Russia St Petersburg Architecture Cathedral St Isaac’s Cathedral

St Isaac’s Cathedral

St Isaac’s Cathedral was built and rebuilt four times over the first 150 years of the history of St Petersburg. The first wooden church was laid on the birthday of Peter the Great (30 May Old Style), which coincided with the feast day of St Isaac of Dalmatia (1707–10). Built on the site now occupied by the Bronze Horseman, it was redesigned in stone by Georg Johann Mattarnovi (1712–22). Decoration was completed (1727). The second cathedral caught fire (1735) and was partially reconstructed by Pietro Antonio Trezzini (1739–42). Services were stopped owing to the sinking of the foundation and the threat of collapse (1759). Catherine the Great commissioned Antonio Rinaldi to design a new cathedral (1768), which was built by Alexander Vist (1768–1802) and Vincenzo Brenna (from 1798). Tsar Alexander I announced a competition to redesign St Isaac’s Cathedral, replacing the existing building (1809). The competition was won by the little-known French architect Auguste de Montferrand (1816). Construction lasted forty years (1818–58). The granite for the columns was quarried between Vyborg and Friedrichsham on the northern shore of the Gulf of Finland (the granite for the Alexander Column also came from here). The stone was discovered by Fyodor Saveliev, a peasant from Olonets Province.
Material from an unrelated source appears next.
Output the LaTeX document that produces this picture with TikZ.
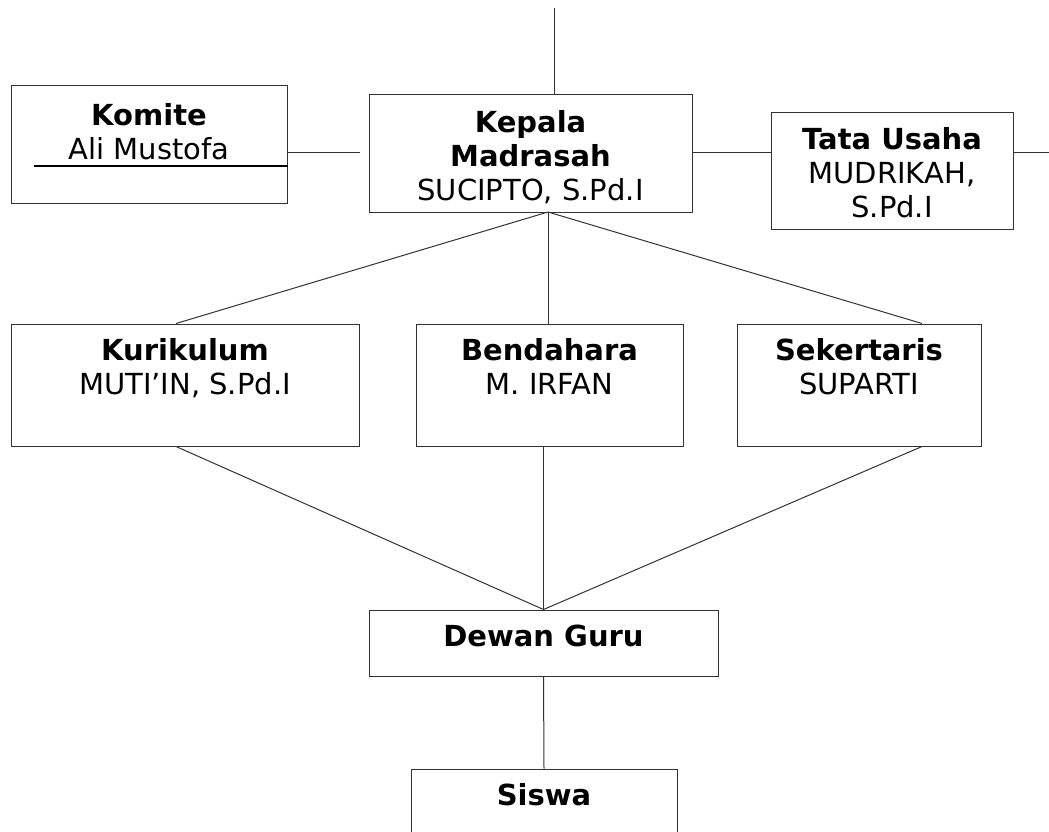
\documentclass[tikz,border=0pt]{standalone}
\usepackage{fontspec}
\setmainfont{DejaVu Sans}
\usepackage{tikz}
\usetikzlibrary{positioning, calc}

\begin{document}
\begin{tikzpicture}[x=1pt, y=-1pt,
    box/.style={draw=black!80, line width=1pt, rectangle, inner sep=0pt},
    txt/.style={align=center, inner sep=0pt, font=\fontsize{29}{34}\selectfont},
    conn/.style={draw=black!80, line width=1pt}]
    \useasboundingbox (0,0) rectangle (1049,832);

    % Top row
    \node[box, minimum width=276pt, minimum height=117pt] (komite) at (149,144.5) {};
    \node[box, minimum width=323pt, minimum height=117pt] (kepala) at (530.5,153.5) {};
    \node[box, minimum width=242pt, minimum height=116pt] (tata) at (892,171) {};
    \node[txt, below=18pt of komite.north] (komitetxt) {\textbf{Komite}\\Ali Mustofa};
    \node[txt, below=16pt of kepala.north] (kepalatxt) {\textbf{Kepala}\\\textbf{Madrasah}\\SUCIPTO, S.Pd.I};
    \node[txt, below=15pt of tata.north] (tatatxt) {\textbf{Tata Usaha}\\MUDRIKAH,\\S.Pd.I};

    % Middle row
    \node[box, minimum width=348pt, minimum height=122pt] (kur) at (185,385) {};
    \node[box, minimum width=267pt, minimum height=122pt] (bend) at (549.5,385) {};
    \node[box, minimum width=244pt, minimum height=122pt] (sek) at (859,385) {};
    \node[txt, below=15pt of kur.north] (kurtxt) {\textbf{Kurikulum}\\MUTI’IN, S.Pd.I};
    \node[txt, below=15pt of bend.north] (bendtxt) {\textbf{Bendahara}\\M. IRFAN};
    \node[txt, below=15pt of sek.north] (sektxt) {\textbf{Sekertaris}\\SUPARTI};

    % Bottom
    \node[box, minimum width=349pt, minimum height=66pt] (dewan) at (543.5,643) {};
    \node[box, minimum width=266pt, minimum height=122pt] (siswa) at (544,830) {};
    \node[txt, below=15pt of dewan.north] (dewantxt) {\textbf{Dewan Guru}};
    \node[txt, below=15pt of siswa.north] (siswatxt) {\textbf{Siswa}};

    % Horizontal links
    \coordinate (topend) at (554,8);
    \coordinate (komend) at (360,152);
    \coordinate (tataend) at (1049,152);
    \coordinate (ulstart) at (34,166);
    \draw[conn] (topend) -- (topend |- kepala.north);
    \draw[conn] (komite.east |- komend) -- (komend);
    \draw[conn] (kepala.east |- komend) -- (tata.west |- komend);
    \draw[conn] (tata.east |- tataend) -- (tataend);
    \draw[line width=2pt] (ulstart) -- (komite.east |- ulstart);

    % Kepala to middle row
    \coordinate (kephub) at (548,212);
    \draw[conn] (kephub) -- ($(kur.north)+(-9,0)$);
    \draw[conn] (kephub) -- (kephub |- bend.north);
    \draw[conn] (kephub) -- ($(sek.north)+(63,0)$);

    % Middle row to Dewan Guru
    \draw[conn] ($(kur.south)+(-9,0)$) -- (dewan.north);
    \draw[conn] (dewan.north |- bend.south) -- (dewan.north);
    \draw[conn] ($(sek.south)+(63,0)$) -- (dewan.north);
    \draw[conn] (dewan.south) -- (siswa.north);
\end{tikzpicture}
\end{document}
The massive columns of St Isaac’s Cathedral were installed before the walls were built. The first column was installed on 28 March 1828. Work then ceased from August 1830 to 1837. Two more columns were raised at the end of 1837, while the other twenty-one were installed in 1838. St Isaac’s Cathedral was formally opened and consecrated as the central seat of the Russian Orthodox Church in the city (30 May 1858). The interior was decorated by painters Fidelio Bruni, Karl Brullov and Vasily Shebuyev and sculptors Ivan Vitali and Baron Peter Clodt von Jürgensburg.